米ロス・アンジェルスに拠点を置く、ポストプロダクション・ハウスのPlasterCITY Digital Post(PlasterCITY)は、パナソニック社製の2Kプロセッサ「AJ-HDP2000」を導入し、デイリーからフィニッシングまで、映画やテレビ映像編集のワークフローの能率化を図っている。
「AJ-HDP2000」は、D-5 HD マスタリングVTR専用のデータプロセッサ。通常、テレシネシステムと一緒に使われ、フィルム解像度(2K)やHD解像度の素材をD-5 HD VTR で記録できるようにデータ化する。
PlasterCITYでは、AJ-HD3700H、AJ-HD3700AやAJ-HD3700BといったD-5 HD VTRを揃えており、12ビット4:4:4サンプリングの2048×1080素材やHD素材を取り込んで編集をしている。
2KプロセッサとD-5 HD VTR をデュアルリンクHD-SDI経由で接続。D-5 HDテープはフル2K解像度で記録できる唯一のメディアである。
2Kプロセッサは、最終マスタリングステップで使われており、D-5ビデオテープに記録すると同時に、マスタリング、編集、アーカイブや施設内のほかのシステムでのデータ使用など、データのインターチェンジに役立っている、という。
PlasterCITYでは、140テラバイトのSANストレージを中核に、独自の非圧縮HDIワークフローを確立している。2Kプロセッサ導入前では、DPXファイルとしてコンテンツを一度サーバに記録し、それをノンリニア編集システムで取り込み、編集を行っていた。このプロセスだとサーバ側の帯域制限のため、リアルタイムで取り込みや編集作業ができず、時間のロスが発生していた。
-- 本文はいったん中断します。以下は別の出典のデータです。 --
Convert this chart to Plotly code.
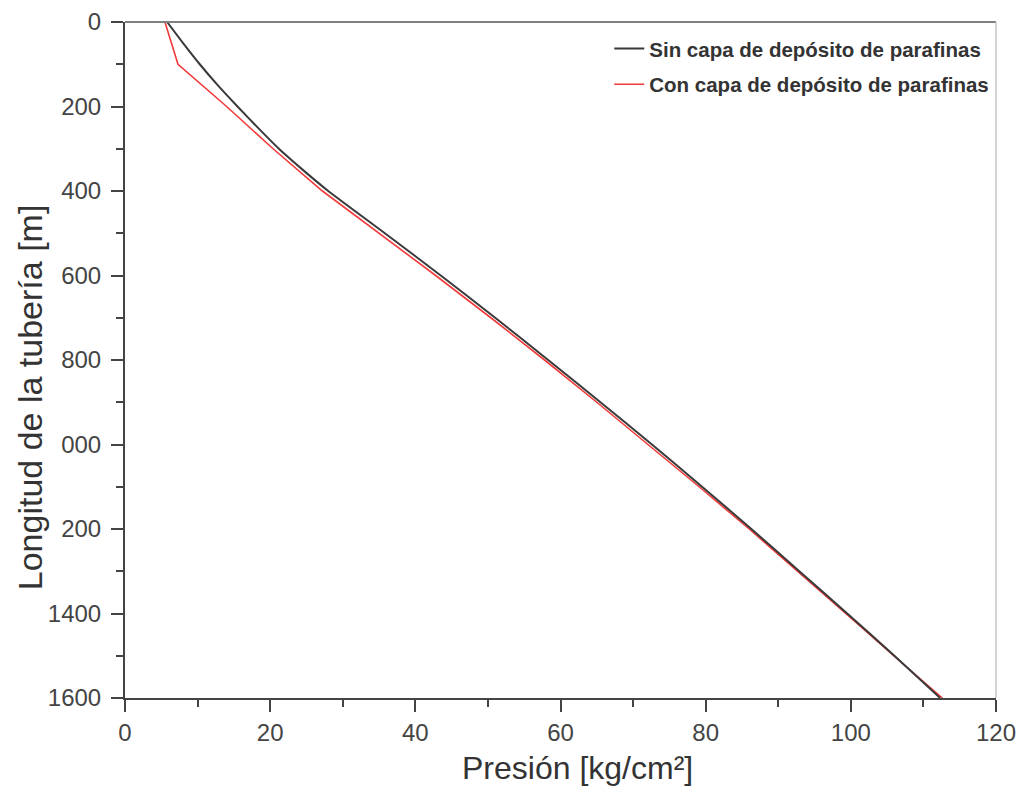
import plotly.graph_objects as go

# Data
length_sin = [0, 50, 100, 150, 200, 250, 300, 350, 400, 500, 600, 700, 800, 900, 1000, 1100, 1200, 1300, 1400, 1500, 1600]
pres_sin = [5.8, 8.0, 10.3, 12.8, 15.5, 18.3, 21.2, 24.5, 28.0, 35.8, 43.5, 51.0, 58.3, 65.5, 72.6, 79.5, 86.3, 92.9, 99.5, 106.0, 112.3]

length_con = [0, 100, 200, 300, 400, 500, 600, 700, 800, 900, 1000, 1100, 1200, 1300, 1400, 1500, 1600]
pres_con = [5.5, 7.3, 14.0, 20.4, 27.2, 35.0, 42.8, 50.4, 57.8, 65.0, 72.1, 79.1, 86.0, 92.7, 99.3, 105.9, 112.6]

x_ticks = [0, 20, 40, 60, 80, 100, 120]
y_ticks = [0, 200, 400, 600, 800, 1000, 1200, 1400, 1600]
y_ticktext = ["0", "200", "400", "600", "800", "000", "200", "1400", "1600"]

name_sin = "Sin capa de depósito de parafinas"
name_con = "Con capa de depósito de parafinas"

FONT = "Liberation Sans, Arial, sans-serif"

fig = go.Figure()
fig.add_trace(go.Scatter(
    x=pres_con, y=length_con, mode="lines", name=name_con,
    line=dict(color="#f23a3a", width=1.6), legendrank=2, legendgroup="b",
))
fig.add_trace(go.Scatter(
    x=pres_sin, y=length_sin, mode="lines", name=name_sin,
    line=dict(color="#3a3a3a", width=2, shape="spline", smoothing=0.6),
    legendrank=1, legendgroup="a",
))

# page has an 8px body margin, so the figure is sized/offset to compensate
fig.update_layout(
    width=1017, height=781,
    margin=dict(l=117, r=29, t=14, b=91, autoexpand=False),
    paper_bgcolor="white", plot_bgcolor="white",
    font=dict(family=FONT, color="#444"),
    showlegend=True,
    legend=dict(
        x=0.556, y=0.99, xanchor="left", yanchor="top",
        bgcolor="rgba(255,255,255,0)", borderwidth=0,
        font=dict(family=FONT, size=20.5, color="#333", weight="bold"),
        traceorder="grouped", tracegroupgap=6,
    ),
    xaxis=dict(
        range=[0, 120], tickvals=x_ticks, ticks="outside", ticklen=12, tickwidth=2,
        tickcolor="#444", showline=True, linecolor="#444", linewidth=2,
        showgrid=False, zeroline=False, tickfont=dict(size=24, color="#444"),
        ticklabelstandoff=0, automargin=False,
        minor=dict(dtick=10, ticks="outside", ticklen=7, tickwidth=2, tickcolor="#444", showgrid=False),
    ),
    yaxis=dict(
        range=[1600, 0], tickvals=y_ticks, ticktext=y_ticktext, ticks="outside",
        ticklen=12, tickwidth=2, tickcolor="#444", showline=True, linecolor="#444",
        linewidth=2, showgrid=False, zeroline=False, automargin=False,
        tickfont=dict(size=24, color="#444"), ticklabelstandoff=5,
        minor=dict(dtick=100, ticks="outside", ticklen=7, tickwidth=2, tickcolor="#444", showgrid=False),
    ),
    shapes=[
        dict(type="line", xref="paper", yref="paper", x0=0, x1=1, y0=1, y1=1,
             line=dict(color="#808080", width=2)),
        dict(type="line", xref="paper", yref="paper", x0=1, x1=1, y0=0, y1=1,
             line=dict(color="#c4c4c4", width=1.5)),
    ],
    annotations=[
        dict(text="Presión [kg/cm²]", xref="paper", yref="paper", x=0.52, y=-0.104,
             xanchor="center", yanchor="middle", showarrow=False,
             font=dict(size=32, color="#333", family=FONT)),
        dict(text="Longitud de la tubería [m]", xref="paper", yref="paper", x=-0.109, y=0.445,
             xanchor="center", yanchor="middle", textangle=-90, showarrow=False,
             font=dict(size=34, color="#333", family=FONT)),
    ],
)

fig.write_html("out.html")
DPXファイルで処理を行う場合、ファイルのレンダリング処理およびLTO(Linear Tape-Open)システムへの転送という過程が発生し、クライアントとその場で編集作業を行うことは不可能に近い。導入後の新しいワークフローならば、編集の際の変更箇所もリアルタイムで処理でき、クライアントを待たせずに目の前で作業を行うこともできる。